* Start *

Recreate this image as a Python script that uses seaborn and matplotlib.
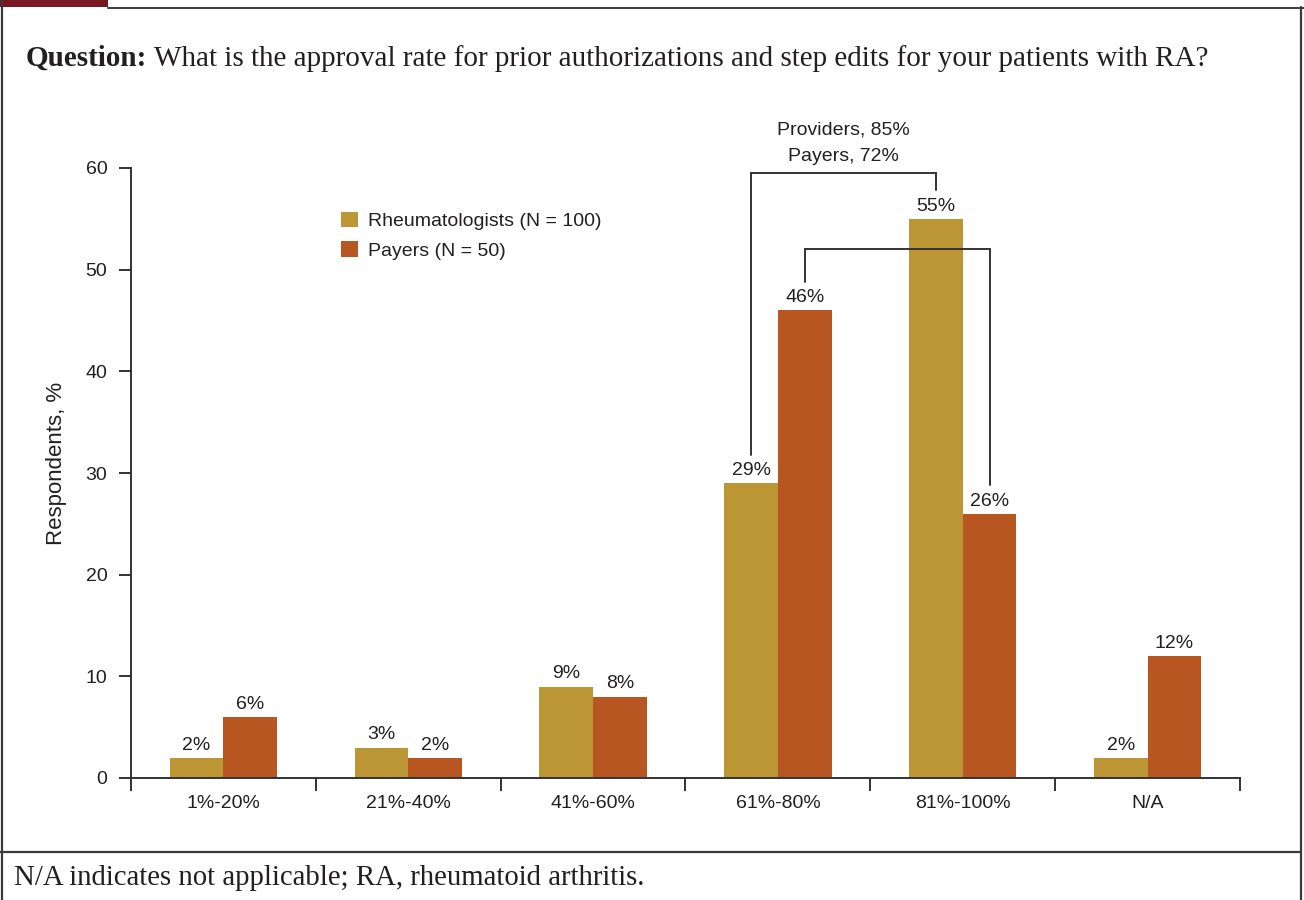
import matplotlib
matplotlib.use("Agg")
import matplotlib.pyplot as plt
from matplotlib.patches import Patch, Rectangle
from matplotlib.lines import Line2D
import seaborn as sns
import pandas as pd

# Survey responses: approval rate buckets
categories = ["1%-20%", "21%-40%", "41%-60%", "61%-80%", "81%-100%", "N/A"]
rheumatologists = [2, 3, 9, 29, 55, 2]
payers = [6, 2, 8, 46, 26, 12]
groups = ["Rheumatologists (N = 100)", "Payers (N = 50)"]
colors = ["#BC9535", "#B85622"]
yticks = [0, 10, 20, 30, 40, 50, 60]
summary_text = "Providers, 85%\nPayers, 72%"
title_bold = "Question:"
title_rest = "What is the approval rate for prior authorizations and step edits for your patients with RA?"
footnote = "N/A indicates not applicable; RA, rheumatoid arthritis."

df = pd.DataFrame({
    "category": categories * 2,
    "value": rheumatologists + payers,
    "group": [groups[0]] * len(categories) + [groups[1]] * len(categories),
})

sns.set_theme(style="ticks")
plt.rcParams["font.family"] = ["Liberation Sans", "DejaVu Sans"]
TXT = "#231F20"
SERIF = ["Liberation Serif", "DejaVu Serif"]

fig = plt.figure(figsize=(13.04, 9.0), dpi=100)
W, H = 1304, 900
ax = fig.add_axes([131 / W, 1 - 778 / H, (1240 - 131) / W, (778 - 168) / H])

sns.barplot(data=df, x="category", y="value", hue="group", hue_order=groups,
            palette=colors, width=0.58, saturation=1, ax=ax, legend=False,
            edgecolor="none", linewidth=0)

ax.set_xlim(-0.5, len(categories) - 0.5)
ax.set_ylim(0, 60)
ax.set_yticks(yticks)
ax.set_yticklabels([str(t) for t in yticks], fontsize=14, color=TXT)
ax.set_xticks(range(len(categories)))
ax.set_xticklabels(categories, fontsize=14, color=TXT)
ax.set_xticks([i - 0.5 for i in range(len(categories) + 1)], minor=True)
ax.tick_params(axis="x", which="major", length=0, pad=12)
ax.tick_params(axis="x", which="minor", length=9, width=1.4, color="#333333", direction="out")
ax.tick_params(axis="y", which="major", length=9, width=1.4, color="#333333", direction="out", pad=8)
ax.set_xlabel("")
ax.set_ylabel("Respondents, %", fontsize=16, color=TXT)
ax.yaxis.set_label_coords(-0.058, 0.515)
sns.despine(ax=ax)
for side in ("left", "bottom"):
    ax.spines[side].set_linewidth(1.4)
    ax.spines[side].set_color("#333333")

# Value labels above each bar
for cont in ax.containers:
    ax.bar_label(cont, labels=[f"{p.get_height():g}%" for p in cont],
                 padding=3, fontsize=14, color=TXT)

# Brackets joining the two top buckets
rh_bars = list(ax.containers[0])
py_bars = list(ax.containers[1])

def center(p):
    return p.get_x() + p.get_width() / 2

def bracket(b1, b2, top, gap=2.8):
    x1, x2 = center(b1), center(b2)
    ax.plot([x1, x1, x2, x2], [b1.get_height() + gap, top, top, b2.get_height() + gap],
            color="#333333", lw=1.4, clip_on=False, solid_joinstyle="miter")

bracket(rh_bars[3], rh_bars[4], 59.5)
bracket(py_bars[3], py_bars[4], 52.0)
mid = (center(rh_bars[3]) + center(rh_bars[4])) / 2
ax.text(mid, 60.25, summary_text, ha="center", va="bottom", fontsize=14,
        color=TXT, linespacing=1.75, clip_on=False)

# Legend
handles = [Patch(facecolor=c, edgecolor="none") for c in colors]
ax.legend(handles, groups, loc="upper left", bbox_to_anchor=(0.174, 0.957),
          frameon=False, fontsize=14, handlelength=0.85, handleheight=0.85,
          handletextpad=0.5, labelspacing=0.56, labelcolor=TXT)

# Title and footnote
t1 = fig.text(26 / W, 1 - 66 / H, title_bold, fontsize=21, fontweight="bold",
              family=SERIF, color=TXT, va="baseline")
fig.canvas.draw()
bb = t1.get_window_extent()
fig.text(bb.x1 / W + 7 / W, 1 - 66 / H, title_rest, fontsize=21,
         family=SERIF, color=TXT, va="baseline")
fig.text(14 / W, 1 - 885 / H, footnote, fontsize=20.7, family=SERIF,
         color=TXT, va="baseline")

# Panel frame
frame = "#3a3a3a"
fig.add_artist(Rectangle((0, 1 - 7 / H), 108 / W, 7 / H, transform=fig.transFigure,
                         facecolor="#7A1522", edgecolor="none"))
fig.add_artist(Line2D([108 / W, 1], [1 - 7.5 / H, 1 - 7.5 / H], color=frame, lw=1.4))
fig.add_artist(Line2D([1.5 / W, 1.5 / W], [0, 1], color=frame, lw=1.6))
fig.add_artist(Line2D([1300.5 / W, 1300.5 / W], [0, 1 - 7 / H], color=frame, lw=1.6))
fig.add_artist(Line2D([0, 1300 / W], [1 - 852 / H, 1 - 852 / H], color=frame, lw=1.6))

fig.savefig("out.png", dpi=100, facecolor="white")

* End *
* Start *

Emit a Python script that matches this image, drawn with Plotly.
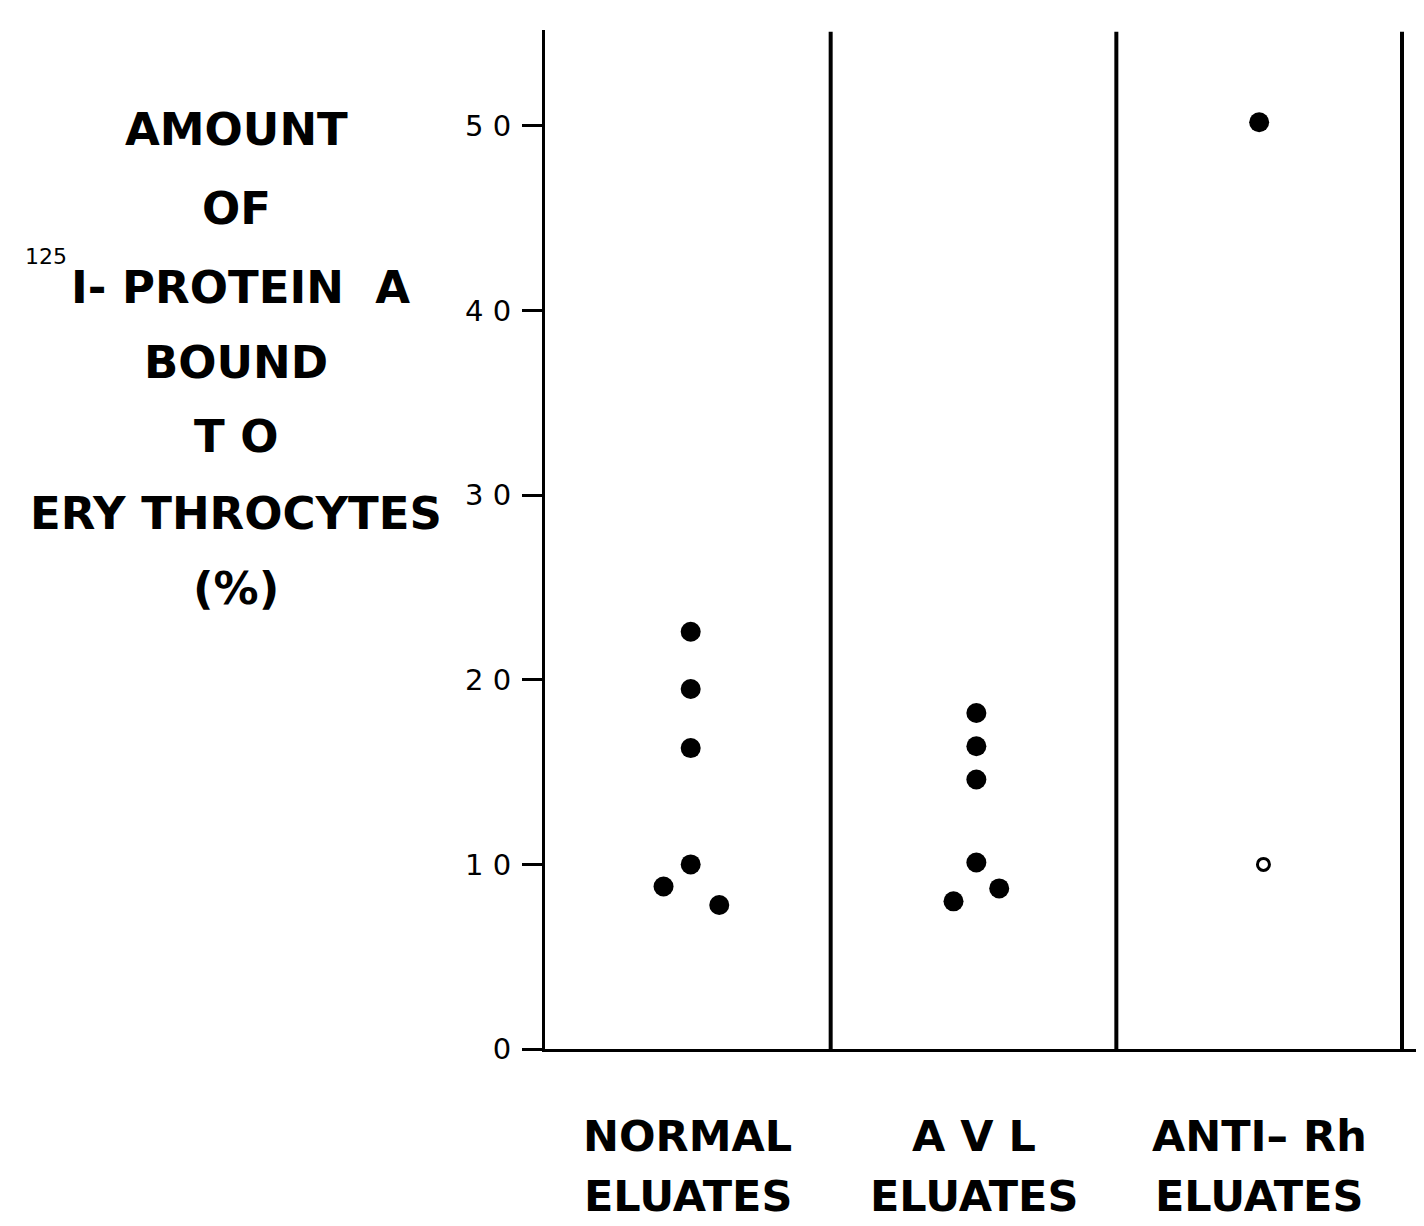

* End *

What you have to do -
The lines to reproduce run from the one above containing "Recreate this image" through the one containing "import pandas as pd". Copy them exactly and leave out all pictures.

Solution to the exercise -
Recreate this image as a Python script that uses seaborn and matplotlib.
import matplotlib
matplotlib.use("Agg")
import matplotlib.pyplot as plt
from matplotlib.patches import Patch, Rectangle
from matplotlib.lines import Line2D
import seaborn as sns
import pandas as pd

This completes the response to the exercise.